Before the forum, I heard some people express worries about removal of all vegetation and land sterilization. This may have happened in the early days of solar, but certainly is not normal now. The argument made by the two forum speakers involved “bringing in gravel and compacting soil.” According to documents submitted to EFSEC, of the 232 acres to be used, only six acres of impervious surfaces would be created on currently active agricultural land. Overall, the TUUSSO proposal says “Civil infrastructure includes limited access roads, perimeter fencing, and grasses throughout the site.” In fact, they plan on being good land stewards by using native, rather than non-native, vegetation.

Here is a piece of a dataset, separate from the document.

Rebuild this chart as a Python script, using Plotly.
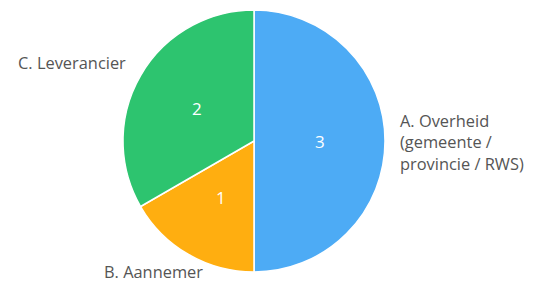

If the two speakers’ statement is true, this would be a shocking revelation worthy of front page news. The TUUSSO proposal states “After the projects’ useful life, the projects can be rapidly decommissioned, sites restored, and the land returned to agriculture. This decommissioning promise is secured by a plan and accompanying bond.” This is typical of other proposals nationwide, for solar installations on existing ag land. Of course, after many years of no tillage, some compacting will occur naturally, but this can be mitigated in the restoration plan, especially if the topsoil is stored for eventual replacement. For instance, a proposed site in Calexico, California, includes extensive detail, with an estimated cost of about $3,500 per acre.

The issue may be moot. The price of solar continues to decrease rapidly, even as its efficiency increases, trends that are expected to continue. When solar installations reach their expected lifetimes (20-30 plus years), does anyone really think that we will be needing less power than we currently do? It seems most likely that panels would be replaced with new ones that are even more efficient than the current ones.